> [INSTRUCTIONS TO FOLLOW]:
The data below should be restated word for word, with every picture omitted.

------------

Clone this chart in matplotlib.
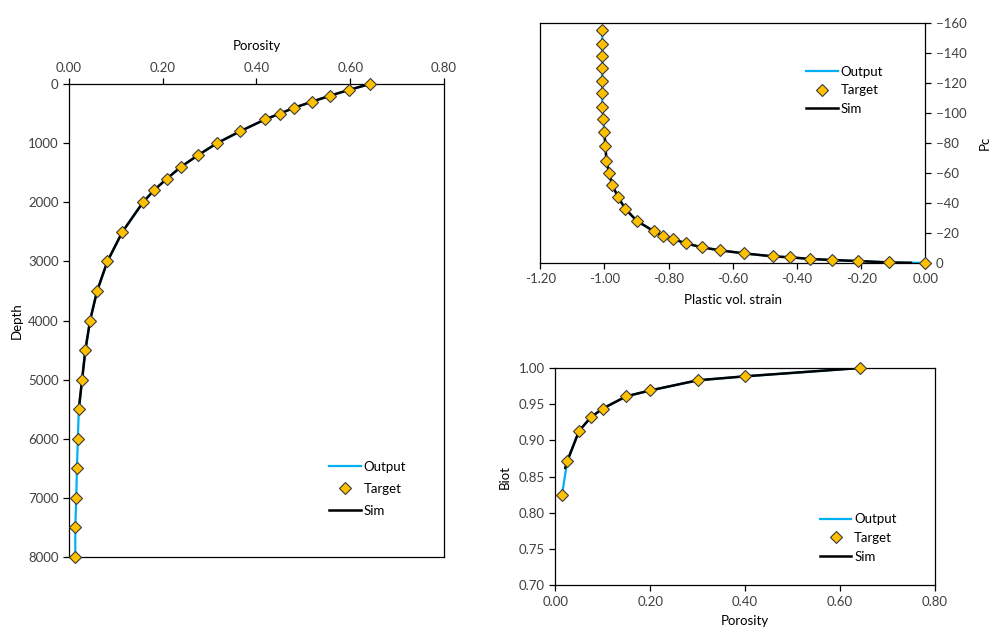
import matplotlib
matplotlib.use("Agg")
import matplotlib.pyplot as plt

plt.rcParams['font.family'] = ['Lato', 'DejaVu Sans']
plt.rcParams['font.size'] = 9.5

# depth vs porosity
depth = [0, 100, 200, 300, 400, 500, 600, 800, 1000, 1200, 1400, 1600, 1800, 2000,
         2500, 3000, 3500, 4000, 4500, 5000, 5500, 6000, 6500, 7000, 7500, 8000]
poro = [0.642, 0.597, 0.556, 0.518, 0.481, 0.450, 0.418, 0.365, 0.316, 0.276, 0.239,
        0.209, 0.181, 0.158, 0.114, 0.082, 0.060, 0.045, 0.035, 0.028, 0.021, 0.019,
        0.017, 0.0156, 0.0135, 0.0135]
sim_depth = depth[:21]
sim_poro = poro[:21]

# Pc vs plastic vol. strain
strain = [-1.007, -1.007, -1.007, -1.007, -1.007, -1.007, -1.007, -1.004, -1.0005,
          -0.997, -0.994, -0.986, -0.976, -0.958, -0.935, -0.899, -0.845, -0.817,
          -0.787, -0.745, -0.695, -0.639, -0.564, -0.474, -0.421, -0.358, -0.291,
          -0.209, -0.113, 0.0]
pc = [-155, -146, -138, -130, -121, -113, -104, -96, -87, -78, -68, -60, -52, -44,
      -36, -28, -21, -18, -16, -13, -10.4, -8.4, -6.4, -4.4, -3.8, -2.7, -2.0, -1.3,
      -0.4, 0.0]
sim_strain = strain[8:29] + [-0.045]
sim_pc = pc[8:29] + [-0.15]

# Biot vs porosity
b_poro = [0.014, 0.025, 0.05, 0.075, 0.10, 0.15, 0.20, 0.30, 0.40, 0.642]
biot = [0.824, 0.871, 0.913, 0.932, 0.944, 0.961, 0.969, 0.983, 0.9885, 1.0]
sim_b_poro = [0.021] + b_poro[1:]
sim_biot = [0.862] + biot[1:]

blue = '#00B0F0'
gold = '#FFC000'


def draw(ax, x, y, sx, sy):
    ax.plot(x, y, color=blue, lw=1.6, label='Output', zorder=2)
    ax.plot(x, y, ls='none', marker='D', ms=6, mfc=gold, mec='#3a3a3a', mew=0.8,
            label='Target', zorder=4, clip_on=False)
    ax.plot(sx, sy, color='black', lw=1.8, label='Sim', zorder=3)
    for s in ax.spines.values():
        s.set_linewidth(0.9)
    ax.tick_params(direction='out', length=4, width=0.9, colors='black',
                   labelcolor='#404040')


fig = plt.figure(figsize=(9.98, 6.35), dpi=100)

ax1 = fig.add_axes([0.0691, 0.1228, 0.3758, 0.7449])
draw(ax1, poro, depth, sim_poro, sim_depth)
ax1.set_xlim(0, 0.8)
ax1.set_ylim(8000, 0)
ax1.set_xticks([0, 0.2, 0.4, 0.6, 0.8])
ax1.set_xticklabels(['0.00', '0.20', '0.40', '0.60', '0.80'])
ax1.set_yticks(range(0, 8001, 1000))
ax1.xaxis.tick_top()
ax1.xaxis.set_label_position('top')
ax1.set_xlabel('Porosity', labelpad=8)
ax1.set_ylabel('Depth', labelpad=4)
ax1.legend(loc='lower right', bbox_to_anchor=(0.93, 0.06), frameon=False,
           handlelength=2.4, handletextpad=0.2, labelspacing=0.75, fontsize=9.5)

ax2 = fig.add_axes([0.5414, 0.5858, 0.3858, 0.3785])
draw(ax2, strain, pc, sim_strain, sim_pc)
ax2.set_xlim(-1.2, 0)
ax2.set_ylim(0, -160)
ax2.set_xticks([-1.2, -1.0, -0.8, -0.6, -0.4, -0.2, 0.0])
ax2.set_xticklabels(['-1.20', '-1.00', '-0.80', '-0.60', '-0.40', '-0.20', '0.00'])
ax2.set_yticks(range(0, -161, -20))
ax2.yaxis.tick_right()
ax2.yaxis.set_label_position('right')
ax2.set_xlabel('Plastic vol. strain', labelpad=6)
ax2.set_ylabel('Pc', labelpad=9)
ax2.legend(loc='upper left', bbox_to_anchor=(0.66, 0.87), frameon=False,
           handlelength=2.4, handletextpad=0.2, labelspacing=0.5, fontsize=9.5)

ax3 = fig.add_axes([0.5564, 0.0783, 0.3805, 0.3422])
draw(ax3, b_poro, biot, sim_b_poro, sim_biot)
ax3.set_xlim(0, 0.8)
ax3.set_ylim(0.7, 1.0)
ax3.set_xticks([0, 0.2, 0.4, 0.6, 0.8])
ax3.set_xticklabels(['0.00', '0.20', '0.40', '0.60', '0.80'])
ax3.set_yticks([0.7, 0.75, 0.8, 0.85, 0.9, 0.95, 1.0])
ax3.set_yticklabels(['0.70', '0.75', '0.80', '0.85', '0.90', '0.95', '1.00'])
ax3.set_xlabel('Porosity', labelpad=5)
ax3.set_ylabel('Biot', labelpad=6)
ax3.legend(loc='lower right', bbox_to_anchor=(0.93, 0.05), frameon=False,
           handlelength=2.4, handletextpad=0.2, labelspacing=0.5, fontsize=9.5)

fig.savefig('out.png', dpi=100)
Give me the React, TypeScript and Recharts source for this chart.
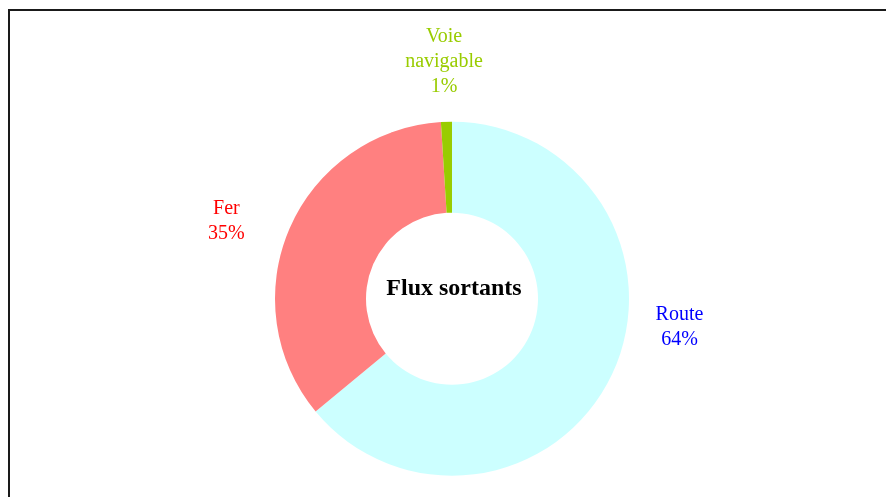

------------

> [REPLY TO THE EXERCISE]:
Clone this chart in matplotlib.
import matplotlib
matplotlib.use("Agg")
import matplotlib.pyplot as plt

plt.rcParams['font.family'] = ['Lato', 'DejaVu Sans']
plt.rcParams['font.size'] = 9.5

# depth vs porosity
depth = [0, 100, 200, 300, 400, 500, 600, 800, 1000, 1200, 1400, 1600, 1800, 2000,
         2500, 3000, 3500, 4000, 4500, 5000, 5500, 6000, 6500, 7000, 7500, 8000]
poro = [0.642, 0.597, 0.556, 0.518, 0.481, 0.450, 0.418, 0.365, 0.316, 0.276, 0.239,
        0.209, 0.181, 0.158, 0.114, 0.082, 0.060, 0.045, 0.035, 0.028, 0.021, 0.019,
        0.017, 0.0156, 0.0135, 0.0135]
sim_depth = depth[:21]
sim_poro = poro[:21]

# Pc vs plastic vol. strain
strain = [-1.007, -1.007, -1.007, -1.007, -1.007, -1.007, -1.007, -1.004, -1.0005,
          -0.997, -0.994, -0.986, -0.976, -0.958, -0.935, -0.899, -0.845, -0.817,
          -0.787, -0.745, -0.695, -0.639, -0.564, -0.474, -0.421, -0.358, -0.291,
          -0.209, -0.113, 0.0]
pc = [-155, -146, -138, -130, -121, -113, -104, -96, -87, -78, -68, -60, -52, -44,
      -36, -28, -21, -18, -16, -13, -10.4, -8.4, -6.4, -4.4, -3.8, -2.7, -2.0, -1.3,
      -0.4, 0.0]
sim_strain = strain[8:29] + [-0.045]
sim_pc = pc[8:29] + [-0.15]

# Biot vs porosity
b_poro = [0.014, 0.025, 0.05, 0.075, 0.10, 0.15, 0.20, 0.30, 0.40, 0.642]
biot = [0.824, 0.871, 0.913, 0.932, 0.944, 0.961, 0.969, 0.983, 0.9885, 1.0]
sim_b_poro = [0.021] + b_poro[1:]
sim_biot = [0.862] + biot[1:]

blue = '#00B0F0'
gold = '#FFC000'


def draw(ax, x, y, sx, sy):
    ax.plot(x, y, color=blue, lw=1.6, label='Output', zorder=2)
    ax.plot(x, y, ls='none', marker='D', ms=6, mfc=gold, mec='#3a3a3a', mew=0.8,
            label='Target', zorder=4, clip_on=False)
    ax.plot(sx, sy, color='black', lw=1.8, label='Sim', zorder=3)
    for s in ax.spines.values():
        s.set_linewidth(0.9)
    ax.tick_params(direction='out', length=4, width=0.9, colors='black',
                   labelcolor='#404040')


fig = plt.figure(figsize=(9.98, 6.35), dpi=100)

ax1 = fig.add_axes([0.0691, 0.1228, 0.3758, 0.7449])
draw(ax1, poro, depth, sim_poro, sim_depth)
ax1.set_xlim(0, 0.8)
ax1.set_ylim(8000, 0)
ax1.set_xticks([0, 0.2, 0.4, 0.6, 0.8])
ax1.set_xticklabels(['0.00', '0.20', '0.40', '0.60', '0.80'])
ax1.set_yticks(range(0, 8001, 1000))
ax1.xaxis.tick_top()
ax1.xaxis.set_label_position('top')
ax1.set_xlabel('Porosity', labelpad=8)
ax1.set_ylabel('Depth', labelpad=4)
ax1.legend(loc='lower right', bbox_to_anchor=(0.93, 0.06), frameon=False,
           handlelength=2.4, handletextpad=0.2, labelspacing=0.75, fontsize=9.5)

ax2 = fig.add_axes([0.5414, 0.5858, 0.3858, 0.3785])
draw(ax2, strain, pc, sim_strain, sim_pc)
ax2.set_xlim(-1.2, 0)
ax2.set_ylim(0, -160)
ax2.set_xticks([-1.2, -1.0, -0.8, -0.6, -0.4, -0.2, 0.0])
ax2.set_xticklabels(['-1.20', '-1.00', '-0.80', '-0.60', '-0.40', '-0.20', '0.00'])
ax2.set_yticks(range(0, -161, -20))
ax2.yaxis.tick_right()
ax2.yaxis.set_label_position('right')
ax2.set_xlabel('Plastic vol. strain', labelpad=6)
ax2.set_ylabel('Pc', labelpad=9)
ax2.legend(loc='upper left', bbox_to_anchor=(0.66, 0.87), frameon=False,
           handlelength=2.4, handletextpad=0.2, labelspacing=0.5, fontsize=9.5)

ax3 = fig.add_axes([0.5564, 0.0783, 0.3805, 0.3422])
draw(ax3, b_poro, biot, sim_b_poro, sim_biot)
ax3.set_xlim(0, 0.8)
ax3.set_ylim(0.7, 1.0)
ax3.set_xticks([0, 0.2, 0.4, 0.6, 0.8])
ax3.set_xticklabels(['0.00', '0.20', '0.40', '0.60', '0.80'])
ax3.set_yticks([0.7, 0.75, 0.8, 0.85, 0.9, 0.95, 1.0])
ax3.set_yticklabels(['0.70', '0.75', '0.80', '0.85', '0.90', '0.95', '1.00'])
ax3.set_xlabel('Porosity', labelpad=5)
ax3.set_ylabel('Biot', labelpad=6)
ax3.legend(loc='lower right', bbox_to_anchor=(0.93, 0.05), frameon=False,
           handlelength=2.4, handletextpad=0.2, labelspacing=0.5, fontsize=9.5)

fig.savefig('out.png', dpi=100)
Give me the React, TypeScript and Recharts source for this chart.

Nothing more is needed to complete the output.